Find a basis for the subspace $S$ of $\mathbb{R}^4$, $S :=\lbrace (w,x,y,z) \in \mathbb{R}^4\;|\; 2x-y+5z=0\rbrace$. What is the dimension of $S$
Is there a systematic way to do this? There has got to be a better way to do this than trial and error. Would the dimension be 3 since $w$ has no effect on the condition of $S$
Best Answer
You should compute the solutions of $2x-y+5z=0$. $$x=\frac{y}{2}-\frac{5z}{2}.$$ Notice that both $y$ and $z$ are free variables (also $w$).

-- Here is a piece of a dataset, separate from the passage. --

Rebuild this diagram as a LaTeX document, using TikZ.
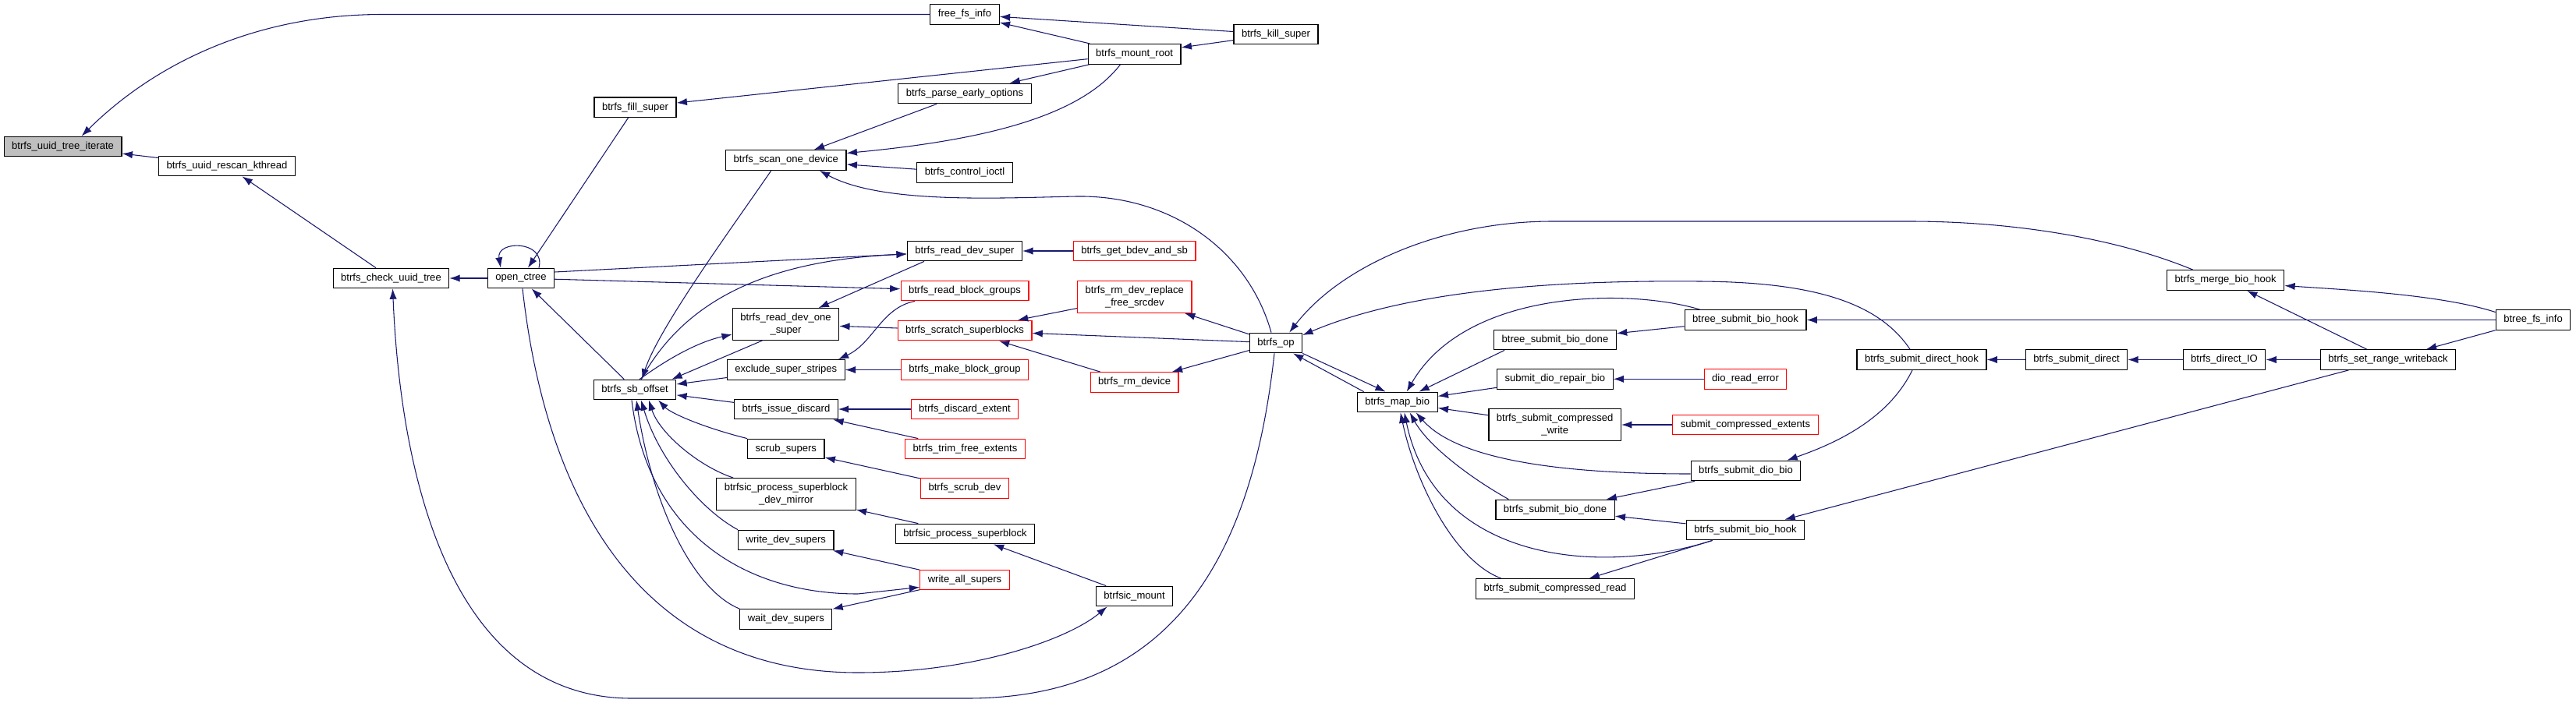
\documentclass[tikz,border=0pt]{standalone}
\usepackage{fontspec}
\setmainfont{Liberation Sans}
\usetikzlibrary{arrows.meta,calc}
\definecolor{callblue}{RGB}{25,25,112}
\definecolor{boxred}{RGB}{255,0,0}
\definecolor{curgray}{RGB}{191,191,191}

\begin{document}
\begin{tikzpicture}[x=0.75pt, y=-0.75pt, every node/.style={font=\fontsize{9.8}{11.5}\selectfont}, >={Latex[length=10pt,width=7pt]},
	fn/.style={draw=black, fill=white, line width=0.9pt, inner xsep=7.5pt, inner ysep=1pt, minimum height=19.2pt},
	fnred/.style={fn, draw=boxred},
	fncur/.style={fn, fill=curgray},
	fntwo/.style={align=center, minimum height=30.5pt},
	calls/.style={draw=callblue, line width=0.8pt, ->}]
	\useasboundingbox (0,0) rectangle (3303,901);
	\node[fncur] (iterate) at (80.6,188) {btrfs\_uuid\_tree\_iterate};
	\node[fn] (rescan) at (291,213) {btrfs\_uuid\_rescan\_kthread};
	\node[fn] (checkuuid) at (501.5,357) {btrfs\_check\_uuid\_tree};
	\node[fn] (openctree) at (668,357) {open\_ctree};
	\node[fn] (fillsuper) at (814.5,137.7) {btrfs\_fill\_super};
	\node[fn] (sboffset) at (814,500) {btrfs\_sb\_offset};
	\node[fn] (scanone) at (1007.8,205.5) {btrfs\_scan\_one\_device};
	\node[fn, fntwo] (rdos) at (1007.5,416) {btrfs\_read\_dev\_one\\\_super};
	\node[fn] (exclude) at (1007.8,474.5) {exclude\_super\_stripes};
	\node[fn] (issuediscard) at (1008,525) {btrfs\_issue\_discard};
	\node[fn] (scrubsupers) at (1007.8,576) {scrub\_supers};
	\node[fn, fntwo] (devmirror) at (1008,634) {btrfsic\_process\_superblock\\\_dev\_mirror};
	\node[fn] (writedev) at (1007.8,693) {write\_dev\_supers};
	\node[fn] (waitdev) at (1007.8,794.5) {wait\_dev\_supers};
	\node[fn] (freefs) at (1237,18.5) {free\_fs\_info};
	\node[fn] (killsuper) at (1636,44) {btrfs\_kill\_super};
	\node[fn] (mountroot) at (1454.6,69.3) {btrfs\_mount\_root};
	\node[fn] (parseearly) at (1237,120) {btrfs\_parse\_early\_options};
	\node[fn] (controlioctl) at (1237,221.5) {btrfs\_control\_ioctl};
	\node[fn] (readdevsuper) at (1237,322) {btrfs\_read\_dev\_super};
	\node[fnred] (getbdev) at (1454.6,322) {btrfs\_get\_bdev\_and\_sb};
	\node[fnred] (readbg) at (1237,373) {btrfs\_read\_block\_groups};
	\node[fnred, fntwo] (rmreplace) at (1454.8,381) {btrfs\_rm\_dev\_replace\\\_free\_srcdev};
	\node[fnred] (scratch) at (1237,424) {btrfs\_scratch\_superblocks};
	\node[fn] (btrfsop) at (1636,440) {btrfs\_op};
	\node[fnred] (makebg) at (1237,474.5) {btrfs\_make\_block\_group};
	\node[fnred] (rmdevice) at (1454.6,490.5) {btrfs\_rm\_device};
	\node[fnred] (discardext) at (1237,525) {btrfs\_discard\_extent};
	\node[fnred] (trimfree) at (1237.5,576) {btrfs\_trim\_free\_extents};
	\node[fnred] (scrubdev) at (1237,626.5) {btrfs\_scrub\_dev};
	\node[fn] (processsb) at (1237.5,685) {btrfsic\_process\_superblock};
	\node[fnred] (writeall) at (1237,744) {write\_all\_supers};
	\node[fn] (sicmount) at (1454.6,765) {btrfsic\_mount};
	\node[fn] (mapbio) at (1791.7,516) {btrfs\_map\_bio};
	\node[fn] (btreedone) at (1994,436) {btree\_submit\_bio\_done};
	\node[fn] (diorepair) at (1993.8,486.3) {submit\_dio\_repair\_bio};
	\node[fn, fntwo] (compwrite) at (1993.7,545) {btrfs\_submit\_compressed\\\_write};
	\node[fn] (biodone) at (1994,654) {btrfs\_submit\_bio\_done};
	\node[fn] (compread) at (1994,755.5) {btrfs\_submit\_compressed\_read};
	\node[fn] (btreehook) at (2238,410.5) {btree\_submit\_bio\_hook};
	\node[fnred] (readerror) at (2238,486.3) {dio\_read\_error};
	\node[fnred] (compext) at (2238,545) {submit\_compressed\_extents};
	\node[fn] (diobio) at (2238.5,604) {btrfs\_submit\_dio\_bio};
	\node[fn] (biohook) at (2238,680) {btrfs\_submit\_bio\_hook};
	\node[fn] (directhook) at (2464,461.5) {btrfs\_submit\_direct\_hook};
	\node[fn] (submitdirect) at (2662.5,461.5) {btrfs\_submit\_direct};
	\node[fn] (directio) at (2852,461.5) {btrfs\_direct\_IO};
	\node[fn] (setrange) at (3062,461.5) {btrfs\_set\_range\_writeback};
	\node[fn] (mergehook) at (2853.7,359.5) {btrfs\_merge\_bio\_hook};
	\node[fn] (btreefsinfo) at (3248,410.5) {btree\_fs\_info};

	\foreach \a/\b in {rescan/iterate, checkuuid/rescan, openctree/checkuuid, fillsuper/openctree, mountroot/fillsuper,
		openctree/readbg, sboffset/openctree, scratch/rdos, exclude/sboffset, makebg/exclude,
		issuediscard/sboffset, discardext/issuediscard, trimfree/issuediscard, scrubdev/scrubsupers, processsb/devmirror,
		writeall/writedev, writeall/waitdev, sicmount/processsb, parseearly/scanone, controlioctl/scanone,
		mountroot/parseearly, mountroot/freefs, killsuper/freefs, killsuper/mountroot, getbdev/readdevsuper,
		btrfsop/rmreplace, btrfsop/scratch, rmreplace/scratch, btrfsop/rmdevice, rmdevice/scratch,
		btreehook/btreedone, btreefsinfo/btreehook, diorepair/mapbio, readerror/diorepair, compwrite/mapbio,
		compext/compwrite, diobio/biodone, biohook/biodone, setrange/biohook, submitdirect/directhook,
		directio/submitdirect, setrange/directio, btreefsinfo/setrange, setrange/mergehook}
		{\draw[calls] (\a) -- (\b);}

	\draw[calls] (freefs) -- (490,18.5) .. controls (330,18.5) and (200,80) .. ($(iterate.north)+(24,0)$);
	\draw[calls] ($(openctree.north)+(23,0)$) .. controls (700,308) and (636,308) .. ($(openctree.north)+(-26,0)$);
	\draw[calls] ($(openctree.east)+(0,-8)$) -- (readdevsuper);
	\draw[calls] ($(readdevsuper.south)+(-52,0)$) -- ($(rdos.north)+(42,0)$);
	\draw[calls] ($(sboffset.north)+(8,0)$) .. controls (870,400) and (960,335) .. ($(readdevsuper.west)+(0,4)$);
	\draw[calls] ($(scanone.south)+(-19,0)$) .. controls (940,290) and (845,420) .. ($(sboffset.north)+(9,0)$);
	\draw[calls] ($(sboffset.north)+(6,0)$) .. controls (850,465) and (890,440) .. ($(rdos.west)+(0,13)$);
	\draw[calls] ($(rdos.south)+(-30,0)$) -- ($(sboffset.north east)+(-6,0)$);
	\draw[calls] ($(readbg.south)+(-64,0)$) .. controls (1130,395) and (1120,440) .. ($(exclude.north)+(67,0)$);
	\draw[calls] (scrubsupers.north west) .. controls (900,548) and (860,530) .. ($(sboffset.south)+(30,0)$);
	\draw[calls] ($(devmirror.north west)+(22,0)$) .. controls (895,598) and (845,555) .. ($(sboffset.south)+(18,0)$);
	\draw[calls] (writedev.north west) .. controls (900,655) and (845,590) .. ($(sboffset.south)+(8,0)$);
	\draw[calls] (waitdev.north west) .. controls (885,755) and (835,640) .. ($(sboffset.south)+(2,0)$);
	\draw[calls] ($(sboffset.south)+(-4,0)$) .. controls (830,680) and (950,762) .. (1100,762) -- ($(writeall.south west)+(0,-4)$);
	\draw[calls] ($(openctree.south)+(2,0)$) .. controls (700,640) and (820,863) .. (1100,863) .. controls (1250,863) and (1370,820) .. ($(sicmount.south)+(-35,0)$);
	\draw[calls] ($(btrfsop.south)+(-2,0)$) .. controls (1605,720) and (1500,896) .. (1240,896) -- (810,896) .. controls (590,896) and (515,640) .. ($(checkuuid.south)+(2,0)$);
	\draw[calls] ($(btrfsop.north)+(-6,0)$) .. controls (1600,320) and (1500,250) .. (1380,252) .. controls (1280,254) and (1130,262) .. ($(scanone.south)+(43,0)$);
	\draw[calls] ($(mountroot.south)+(-18,0)$) .. controls (1385,150) and (1260,180) .. ($(scanone.east)+(0,-9)$);
	\draw[calls] ($(mergehook.north)+(-42,0)$) .. controls (2700,300) and (2560,284) .. (2450,284) -- (1990,284) .. controls (1850,284) and (1720,340) .. ($(btrfsop.north east)+(-17,0)$);
	\draw[calls] ($(directhook.north)+(-15,0)$) .. controls (2410,390) and (2330,362) .. (2180,361) .. controls (1980,359) and (1800,375) .. ($(btrfsop.east)+(0,-10)$);
	\draw[calls] (btrfsop.south east) -- ($(mapbio.north)+(-15,0)$);
	\draw[calls] ($(mapbio.north west)+(9,0)$) -- ($(btrfsop.south)+(22,0)$);
	\draw[calls] ($(btreehook.north west)+(20,0)$) .. controls (2090,370) and (1880,370) .. ($(mapbio.north)+(12,0)$);
	\draw[calls] ($(btreedone.south west)+(14,0)$) -- (mapbio);
	\draw[calls] ($(diobio.west)+(0,4)$) .. controls (1960,608) and (1860,580) .. ($(mapbio.south)+(24,0)$);
	\draw[calls] ($(directhook.south)+(-12,0)$) .. controls (2420,540) and (2350,570) .. ($(diobio.north east)+(-18,0)$);
	\draw[calls] ($(biodone.north west)+(17,0)$) .. controls (1880,610) and (1830,570) .. ($(mapbio.south)+(16,0)$);
	\draw[calls] ($(biohook.south west)+(34,0)$) .. controls (2050,740) and (1840,720) .. ($(mapbio.south)+(9,0)$);
	\draw[calls] ($(biohook.south west)+(34,0)$) -- (compread);
	\draw[calls] ($(compread.north west)+(33,0)$) .. controls (1865,720) and (1815,620) .. ($(mapbio.south)+(4,0)$);
	\draw[calls] ($(btreefsinfo.west)+(0,-10)$) .. controls (3130,378) and (3010,372) .. ($(mergehook.east)+(0,7)$);
\end{tikzpicture}
\end{document}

Thus any solution will look like \begin{align*} \begin{pmatrix} w\\x\\y\\z \end{pmatrix} = \begin{pmatrix} w\\\frac{y}{2}-\frac{5z}{2}\\y\\z \end{pmatrix} = w \begin{pmatrix} 1\\0\\0\\0 \end{pmatrix} + y \begin{pmatrix} 0\\\frac{1}{2}\\1\\0 \end{pmatrix} + z \begin{pmatrix} 0\\\frac{-5}{2}\\0\\1 \end{pmatrix} \end{align*} Thus a basis of $S$ is given by these three vectors (hence dimension of $S$ is $3$).